Locate the lines of the listing below that hold "chart", then copy each of them.
## Start SUPPLIED ENTRIES
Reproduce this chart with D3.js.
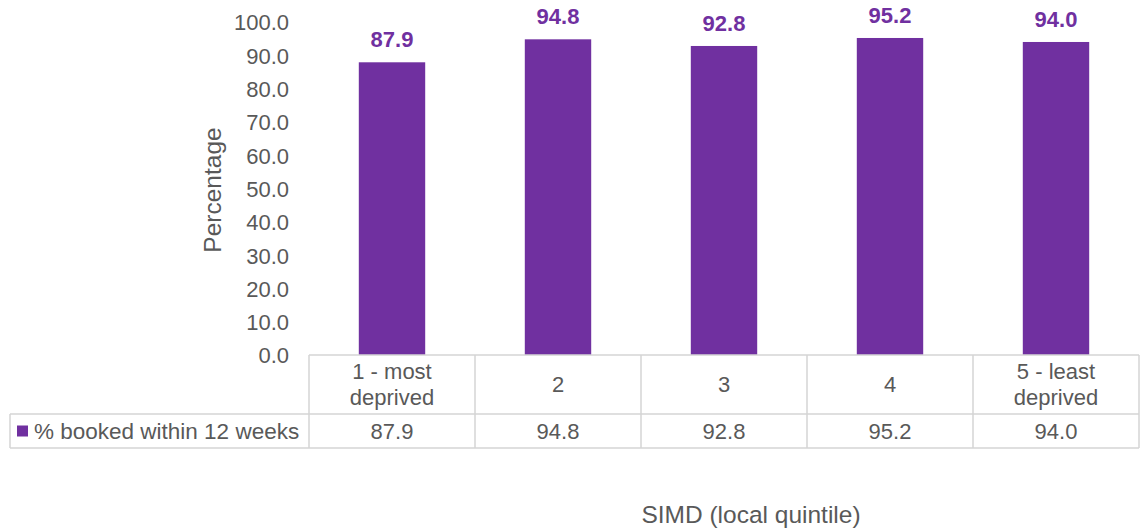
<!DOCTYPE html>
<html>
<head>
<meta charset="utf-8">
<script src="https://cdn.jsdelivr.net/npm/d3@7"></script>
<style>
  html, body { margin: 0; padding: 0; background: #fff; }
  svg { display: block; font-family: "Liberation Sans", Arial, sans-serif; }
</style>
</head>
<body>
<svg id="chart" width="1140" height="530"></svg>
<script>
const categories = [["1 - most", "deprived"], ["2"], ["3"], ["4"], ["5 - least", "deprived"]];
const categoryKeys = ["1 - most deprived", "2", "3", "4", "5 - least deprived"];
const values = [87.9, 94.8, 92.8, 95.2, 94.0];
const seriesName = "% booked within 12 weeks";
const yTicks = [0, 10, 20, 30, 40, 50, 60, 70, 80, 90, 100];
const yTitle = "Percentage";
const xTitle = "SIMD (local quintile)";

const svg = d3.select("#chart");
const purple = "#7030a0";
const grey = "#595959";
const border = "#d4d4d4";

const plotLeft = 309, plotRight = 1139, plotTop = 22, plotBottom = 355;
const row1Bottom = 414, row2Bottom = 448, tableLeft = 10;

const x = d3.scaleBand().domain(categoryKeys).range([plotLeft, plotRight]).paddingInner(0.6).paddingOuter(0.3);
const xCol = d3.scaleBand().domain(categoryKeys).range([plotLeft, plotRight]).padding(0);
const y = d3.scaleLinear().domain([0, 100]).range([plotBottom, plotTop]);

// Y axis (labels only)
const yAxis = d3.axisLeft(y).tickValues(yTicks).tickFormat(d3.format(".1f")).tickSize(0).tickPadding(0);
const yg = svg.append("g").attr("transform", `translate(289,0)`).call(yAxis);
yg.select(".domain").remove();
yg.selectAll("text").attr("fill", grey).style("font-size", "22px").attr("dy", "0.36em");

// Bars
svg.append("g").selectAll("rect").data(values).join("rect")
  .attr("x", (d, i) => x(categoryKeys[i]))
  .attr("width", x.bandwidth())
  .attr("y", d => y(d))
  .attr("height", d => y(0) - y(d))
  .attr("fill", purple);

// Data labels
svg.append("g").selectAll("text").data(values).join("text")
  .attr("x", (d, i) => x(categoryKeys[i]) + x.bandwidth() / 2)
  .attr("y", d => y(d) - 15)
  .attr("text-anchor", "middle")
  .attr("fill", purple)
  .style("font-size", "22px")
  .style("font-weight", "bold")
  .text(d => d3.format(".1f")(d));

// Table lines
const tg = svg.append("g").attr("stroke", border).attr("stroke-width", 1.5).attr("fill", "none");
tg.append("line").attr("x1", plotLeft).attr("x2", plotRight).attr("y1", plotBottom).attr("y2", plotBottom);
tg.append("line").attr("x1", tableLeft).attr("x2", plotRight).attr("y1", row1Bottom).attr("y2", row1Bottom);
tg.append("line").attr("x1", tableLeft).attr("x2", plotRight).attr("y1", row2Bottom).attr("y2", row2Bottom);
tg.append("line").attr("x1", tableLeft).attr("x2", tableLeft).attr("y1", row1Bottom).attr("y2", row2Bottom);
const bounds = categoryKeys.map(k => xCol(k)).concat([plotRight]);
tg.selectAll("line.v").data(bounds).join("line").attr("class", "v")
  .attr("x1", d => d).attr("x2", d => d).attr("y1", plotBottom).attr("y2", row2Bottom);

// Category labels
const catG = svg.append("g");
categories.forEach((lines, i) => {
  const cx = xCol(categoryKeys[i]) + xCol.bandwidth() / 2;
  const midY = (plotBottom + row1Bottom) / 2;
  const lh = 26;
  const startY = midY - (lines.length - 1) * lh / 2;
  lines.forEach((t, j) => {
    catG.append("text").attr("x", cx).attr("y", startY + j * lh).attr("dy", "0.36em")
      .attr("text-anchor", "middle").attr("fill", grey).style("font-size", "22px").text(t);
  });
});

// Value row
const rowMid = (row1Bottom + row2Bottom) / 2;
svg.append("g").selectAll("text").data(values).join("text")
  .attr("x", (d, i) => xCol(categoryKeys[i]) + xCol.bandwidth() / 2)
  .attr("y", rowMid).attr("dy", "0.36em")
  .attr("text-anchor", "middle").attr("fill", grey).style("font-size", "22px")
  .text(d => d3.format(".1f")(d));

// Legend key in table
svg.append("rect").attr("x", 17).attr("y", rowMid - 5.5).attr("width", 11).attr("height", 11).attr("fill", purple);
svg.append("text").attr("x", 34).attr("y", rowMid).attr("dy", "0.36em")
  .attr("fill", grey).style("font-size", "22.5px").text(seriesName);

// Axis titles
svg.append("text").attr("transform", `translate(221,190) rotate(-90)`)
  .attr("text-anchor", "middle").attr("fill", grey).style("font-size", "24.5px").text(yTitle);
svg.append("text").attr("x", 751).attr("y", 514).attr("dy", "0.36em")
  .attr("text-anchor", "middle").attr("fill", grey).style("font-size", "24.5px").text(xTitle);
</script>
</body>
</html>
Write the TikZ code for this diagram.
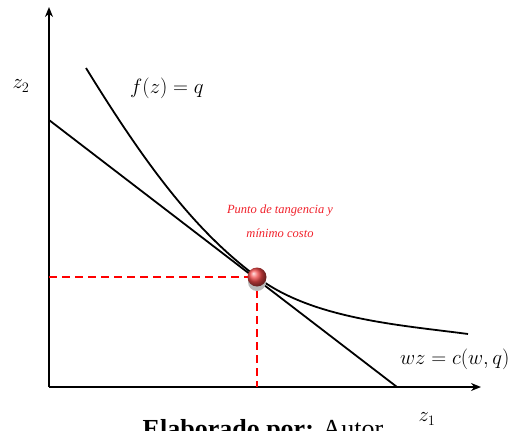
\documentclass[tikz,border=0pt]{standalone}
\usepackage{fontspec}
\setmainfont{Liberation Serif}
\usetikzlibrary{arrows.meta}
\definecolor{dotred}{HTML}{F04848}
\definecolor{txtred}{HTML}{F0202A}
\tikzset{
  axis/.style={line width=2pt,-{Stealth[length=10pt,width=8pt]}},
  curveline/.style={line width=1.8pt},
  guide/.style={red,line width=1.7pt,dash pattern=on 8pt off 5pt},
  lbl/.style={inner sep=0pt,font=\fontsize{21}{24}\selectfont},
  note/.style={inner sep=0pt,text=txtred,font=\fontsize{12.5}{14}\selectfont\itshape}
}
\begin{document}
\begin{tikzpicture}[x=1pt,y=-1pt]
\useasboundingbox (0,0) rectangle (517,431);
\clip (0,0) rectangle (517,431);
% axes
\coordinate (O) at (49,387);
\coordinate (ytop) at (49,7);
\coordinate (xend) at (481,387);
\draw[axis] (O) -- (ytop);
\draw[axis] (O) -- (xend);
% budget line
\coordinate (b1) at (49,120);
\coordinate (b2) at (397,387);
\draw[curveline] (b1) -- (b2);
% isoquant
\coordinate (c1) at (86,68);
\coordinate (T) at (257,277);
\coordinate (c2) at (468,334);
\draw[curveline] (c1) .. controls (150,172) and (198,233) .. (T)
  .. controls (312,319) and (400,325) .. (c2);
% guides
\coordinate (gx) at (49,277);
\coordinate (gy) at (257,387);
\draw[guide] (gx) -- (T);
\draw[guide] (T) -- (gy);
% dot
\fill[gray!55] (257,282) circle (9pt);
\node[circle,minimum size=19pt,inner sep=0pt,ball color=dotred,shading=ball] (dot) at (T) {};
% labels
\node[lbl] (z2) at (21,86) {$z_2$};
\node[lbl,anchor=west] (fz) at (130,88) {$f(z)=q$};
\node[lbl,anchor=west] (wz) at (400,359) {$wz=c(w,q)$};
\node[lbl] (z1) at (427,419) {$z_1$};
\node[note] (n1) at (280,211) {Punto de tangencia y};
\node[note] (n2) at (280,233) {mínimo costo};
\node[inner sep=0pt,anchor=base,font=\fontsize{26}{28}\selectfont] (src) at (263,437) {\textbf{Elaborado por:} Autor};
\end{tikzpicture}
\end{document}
## End SUPPLIED ENTRIES
● **SOLUTION**
Reproduce this chart with D3.js.
<svg id="chart" width="1140" height="530"></svg>
const svg = d3.select("#chart");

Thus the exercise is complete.